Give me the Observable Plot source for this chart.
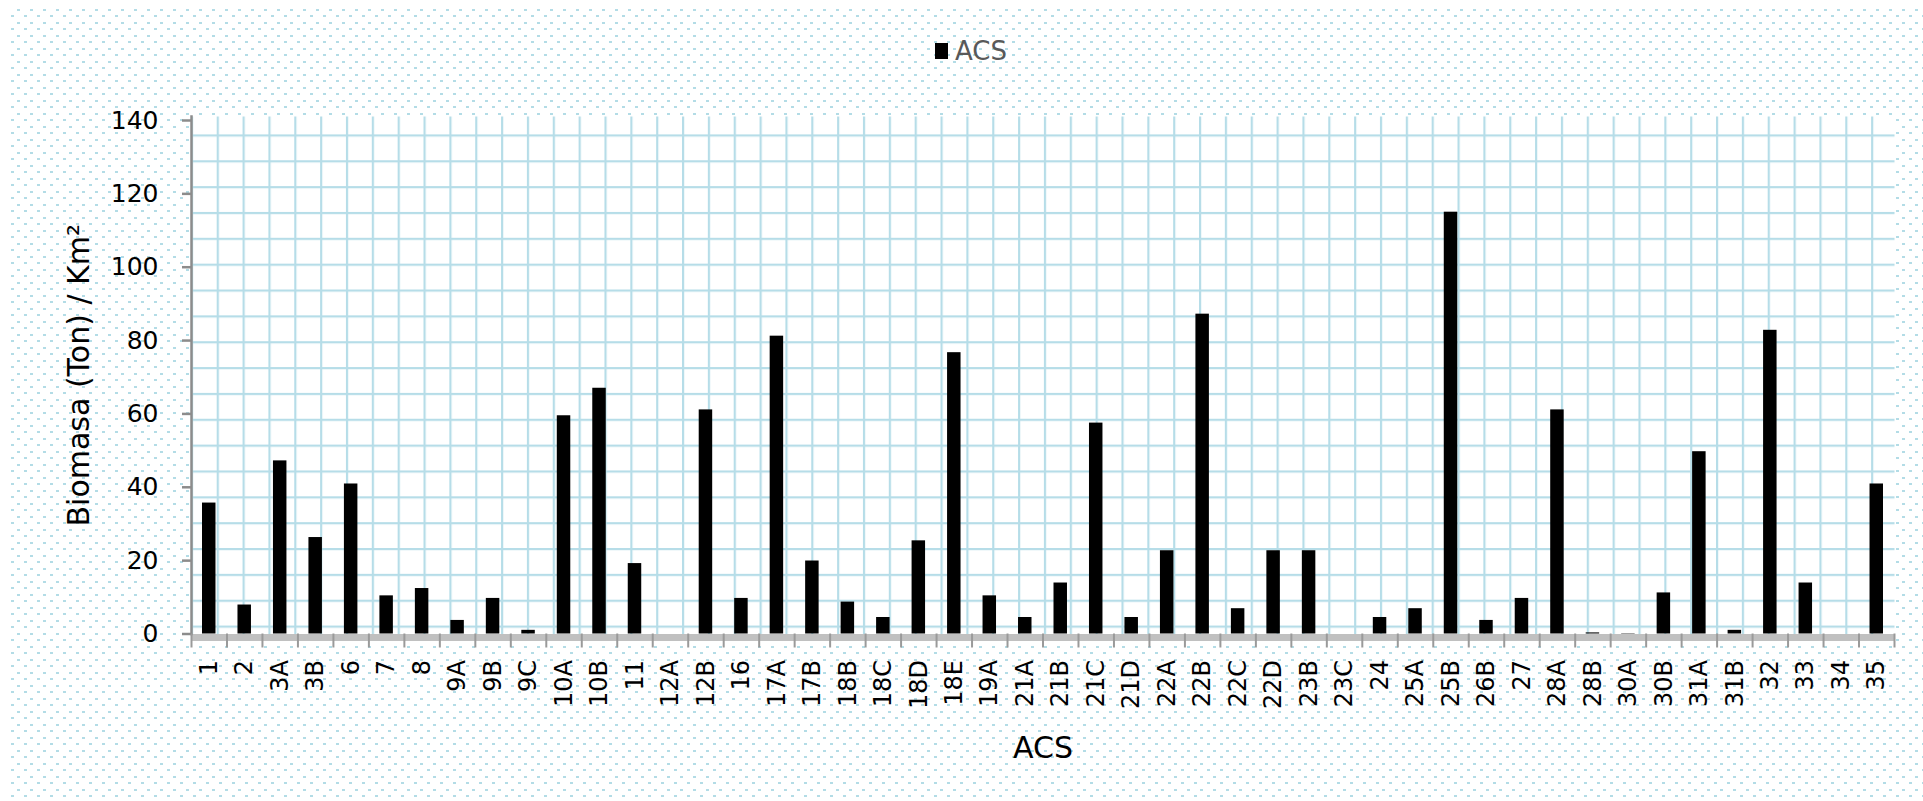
<!DOCTYPE html>
<html>
<head>
<meta charset="utf-8">
<script src="https://cdn.jsdelivr.net/npm/d3@7"></script>
<script src="https://cdn.jsdelivr.net/npm/@observablehq/plot@0.6"></script>
<style>
  html, body { margin: 0; padding: 0; background: #fff; }
  #wrap { position: relative; width: 1923px; height: 801px; overflow: hidden; background: #fff; }
  #dots {
    position: absolute; left: 8px; top: 8px; right: 0; bottom: 0;
    background-image: url("data:image/svg+xml,%3Csvg xmlns='http://www.w3.org/2000/svg' width='13' height='13'%3E%3Crect x='0' y='0' width='3' height='2' fill='%23b3dce6'/%3E%3Crect x='7' y='6' width='3' height='2' fill='%23b3dce6'/%3E%3C/svg%3E");
    background-position: 9px 1px;
  }
  #chart { position: absolute; left: 0; top: 0; }
  #legend {
    position: absolute; left: 935px; top: 36px; display: flex; align-items: center;
    font-family: "DejaVu Sans", sans-serif; font-size: 26px; color: #595959;
  }
  #legend .sw { display: inline-block; width: 13px; height: 16px; background: #000; margin-right: 7px; }
</style>
</head>
<body>
<div id="wrap">
  <div id="dots"></div>
  <div id="chart"></div>
  <div id="legend"></div>
</div>
<script>
// ---- data ----
const categories = ["1","2","3A","3B","6","7","8","9A","9B","9C",
  "10A","10B","11","12A","12B","16","17A","17B","18B","18C",
  "18D","18E","19A","21A","21B","21C","21D","22A","22B","22C",
  "22D","23B","23C","24","25A","25B","26B","27","28A","28B",
  "30A","30B","31A","31B","32","33","34","35"];
const values = [35.7, 7.9, 47.2, 26.3, 40.9, 10.4, 12.4, 3.7, 9.7, 1.0,
  59.5, 67.0, 19.2, 0, 61.1, 9.7, 81.2, 19.9, 8.7, 4.5,
  25.4, 76.7, 10.4, 4.5, 13.9, 57.5, 4.5, 22.7, 87.2, 6.9,
  22.7, 22.7, 0, 4.5, 6.9, 115.0, 3.7, 9.7, 61.1, 0.3,
  0.1, 11.2, 49.7, 1.0, 82.8, 13.9, 0, 40.9];
const yTicks = [0, 20, 40, 60, 80, 100, 120, 140];
const seriesName = "ACS";
const xTitle = "ACS";
const yTitle = "Biomasa (Ton) / Km²";

// ---- layout ----
const W = 1923, H = 801;
const mL = 191, mR = W - 1894, mT = 116, mB = H - 633.5;
const step = (W - mL - mR) / categories.length;
const inset = step * (1 - 0.38) / 2;
const table = categories.map((c, i) => ({cat: c, value: values[i]}));
const font = "DejaVu Sans";

const chart = Plot.plot({
  width: W, height: H,
  marginLeft: mL, marginRight: mR, marginTop: mT, marginBottom: mB,
  style: {background: "transparent", fontFamily: font, color: "#000", overflow: "visible"},
  x: {domain: categories, padding: 0, round: false, label: null},
  y: {domain: [0, 140], range: [633.5, 120], label: null},
  marks: [
    Plot.frame({fill: "white"}),
    Plot.frame({fill: "url(#paperGrid)"}),
    Plot.ruleY([0], {stroke: "#c0c0c0", strokeWidth: 7, dy: 3.5}),
    Plot.barY(table, {x: "cat", y: "value", fill: "black", insetLeft: inset, insetRight: inset}),
    Plot.frame({anchor: "left", stroke: "#8c8c8c", strokeWidth: 2.5}),
    Plot.axisY({ticks: yTicks, tickSize: 9, tickPadding: 24, stroke: "#8c8c8c", strokeWidth: 2.5,
      fontSize: 25, fill: "#000", label: null}),
    Plot.axisX({tickSize: 14, tickFormat: () => "", dx: -step / 2, stroke: "#9a9a9a", strokeWidth: 2, label: null}),
    Plot.axisX([categories[categories.length - 1]], {tickSize: 14, tickFormat: () => "", dx: step / 2,
      stroke: "#9a9a9a", strokeWidth: 2, label: null}),
    Plot.axisX({tickSize: 0, tickPadding: 26, tickRotate: -90, fontSize: 24, fill: "#000", label: null}),
    Plot.text([yTitle], {frameAnchor: "left", textAnchor: "middle", dx: -103, rotate: -90, lineAnchor: "bottom",
      fontSize: 30, fill: "#000"}),
    Plot.text([xTitle], {frameAnchor: "bottom", textAnchor: "middle", dy: 123.5, lineAnchor: "bottom", fontSize: 30, fill: "#000"})
  ]
});

// graph-paper texture for the plot area
const g = 25.85;
const defs = document.createElementNS("http://www.w3.org/2000/svg", "defs");
defs.innerHTML = `<pattern id="paperGrid" patternUnits="userSpaceOnUse" x="216.2" y="133.9" width="${g}" height="${g}">
  <rect x="0" y="0" width="2.2" height="${g}" fill="#b6dde8"/>
  <rect x="0" y="0" width="${g}" height="2.2" fill="#b6dde8"/></pattern>`;
chart.insertBefore(defs, chart.firstChild);
document.getElementById("chart").appendChild(chart);

// legend
const lg = document.getElementById("legend");
const sw = document.createElement("span"); sw.className = "sw";
lg.appendChild(sw);
lg.appendChild(document.createTextNode(seriesName));
</script>
</body>
</html>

--------------------

Without including any picture, repeat the data exactly.

» CORRECT RESULT
Give me the Observable Plot source for this chart.
<!DOCTYPE html>
<html>
<head>
<meta charset="utf-8">
<script src="https://cdn.jsdelivr.net/npm/d3@7"></script>
<script src="https://cdn.jsdelivr.net/npm/@observablehq/plot@0.6"></script>
<style>
  html, body { margin: 0; padding: 0; background: #fff; }
  #wrap { position: relative; width: 1923px; height: 801px; overflow: hidden; background: #fff; }
  #dots {
    position: absolute; left: 8px; top: 8px; right: 0; bottom: 0;
    background-image: url("data:image/svg+xml,%3Csvg xmlns='http://www.w3.org/2000/svg' width='13' height='13'%3E%3Crect x='0' y='0' width='3' height='2' fill='%23b3dce6'/%3E%3Crect x='7' y='6' width='3' height='2' fill='%23b3dce6'/%3E%3C/svg%3E");
    background-position: 9px 1px;
  }
  #chart { position: absolute; left: 0; top: 0; }
  #legend {
    position: absolute; left: 935px; top: 36px; display: flex; align-items: center;
    font-family: "DejaVu Sans", sans-serif; font-size: 26px; color: #595959;
  }
  #legend .sw { display: inline-block; width: 13px; height: 16px; background: #000; margin-right: 7px; }
</style>
</head>
<body>
<div id="wrap">
  <div id="dots"></div>
  <div id="chart"></div>
  <div id="legend"></div>
</div>
<script>
// ---- data ----
const categories = ["1","2","3A","3B","6","7","8","9A","9B","9C",
  "10A","10B","11","12A","12B","16","17A","17B","18B","18C",
  "18D","18E","19A","21A","21B","21C","21D","22A","22B","22C",
  "22D","23B","23C","24","25A","25B","26B","27","28A","28B",
  "30A","30B","31A","31B","32","33","34","35"];
const values = [35.7, 7.9, 47.2, 26.3, 40.9, 10.4, 12.4, 3.7, 9.7, 1.0,
  59.5, 67.0, 19.2, 0, 61.1, 9.7, 81.2, 19.9, 8.7, 4.5,
  25.4, 76.7, 10.4, 4.5, 13.9, 57.5, 4.5, 22.7, 87.2, 6.9,
  22.7, 22.7, 0, 4.5, 6.9, 115.0, 3.7, 9.7, 61.1, 0.3,
  0.1, 11.2, 49.7, 1.0, 82.8, 13.9, 0, 40.9];
const yTicks = [0, 20, 40, 60, 80, 100, 120, 140];
const seriesName = "ACS";
const xTitle = "ACS";
const yTitle = "Biomasa (Ton) / Km²";

// ---- layout ----
const W = 1923, H = 801;
const mL = 191, mR = W - 1894, mT = 116, mB = H - 633.5;
const step = (W - mL - mR) / categories.length;
const inset = step * (1 - 0.38) / 2;
const table = categories.map((c, i) => ({cat: c, value: values[i]}));
const font = "DejaVu Sans";

const chart = Plot.plot({
  width: W, height: H,
  marginLeft: mL, marginRight: mR, marginTop: mT, marginBottom: mB,
  style: {background: "transparent", fontFamily: font, color: "#000", overflow: "visible"},
  x: {domain: categories, padding: 0, round: false, label: null},
  y: {domain: [0, 140], range: [633.5, 120], label: null},
  marks: [
    Plot.frame({fill: "white"}),
    Plot.frame({fill: "url(#paperGrid)"}),
    Plot.ruleY([0], {stroke: "#c0c0c0", strokeWidth: 7, dy: 3.5}),
    Plot.barY(table, {x: "cat", y: "value", fill: "black", insetLeft: inset, insetRight: inset}),
    Plot.frame({anchor: "left", stroke: "#8c8c8c", strokeWidth: 2.5}),
    Plot.axisY({ticks: yTicks, tickSize: 9, tickPadding: 24, stroke: "#8c8c8c", strokeWidth: 2.5,
      fontSize: 25, fill: "#000", label: null}),
    Plot.axisX({tickSize: 14, tickFormat: () => "", dx: -step / 2, stroke: "#9a9a9a", strokeWidth: 2, label: null}),
    Plot.axisX([categories[categories.length - 1]], {tickSize: 14, tickFormat: () => "", dx: step / 2,
      stroke: "#9a9a9a", strokeWidth: 2, label: null}),
    Plot.axisX({tickSize: 0, tickPadding: 26, tickRotate: -90, fontSize: 24, fill: "#000", label: null}),
    Plot.text([yTitle], {frameAnchor: "left", textAnchor: "middle", dx: -103, rotate: -90, lineAnchor: "bottom",
      fontSize: 30, fill: "#000"}),
    Plot.text([xTitle], {frameAnchor: "bottom", textAnchor: "middle", dy: 123.5, lineAnchor: "bottom", fontSize: 30, fill: "#000"})
  ]
});

// graph-paper texture for the plot area
const g = 25.85;
const defs = document.createElementNS("http://www.w3.org/2000/svg", "defs");
defs.innerHTML = `<pattern id="paperGrid" patternUnits="userSpaceOnUse" x="216.2" y="133.9" width="${g}" height="${g}">
  <rect x="0" y="0" width="2.2" height="${g}" fill="#b6dde8"/>
  <rect x="0" y="0" width="${g}" height="2.2" fill="#b6dde8"/></pattern>`;
chart.insertBefore(defs, chart.firstChild);
document.getElementById("chart").appendChild(chart);

// legend
const lg = document.getElementById("legend");
const sw = document.createElement("span"); sw.className = "sw";
lg.appendChild(sw);
lg.appendChild(document.createTextNode(seriesName));
</script>
</body>
</html>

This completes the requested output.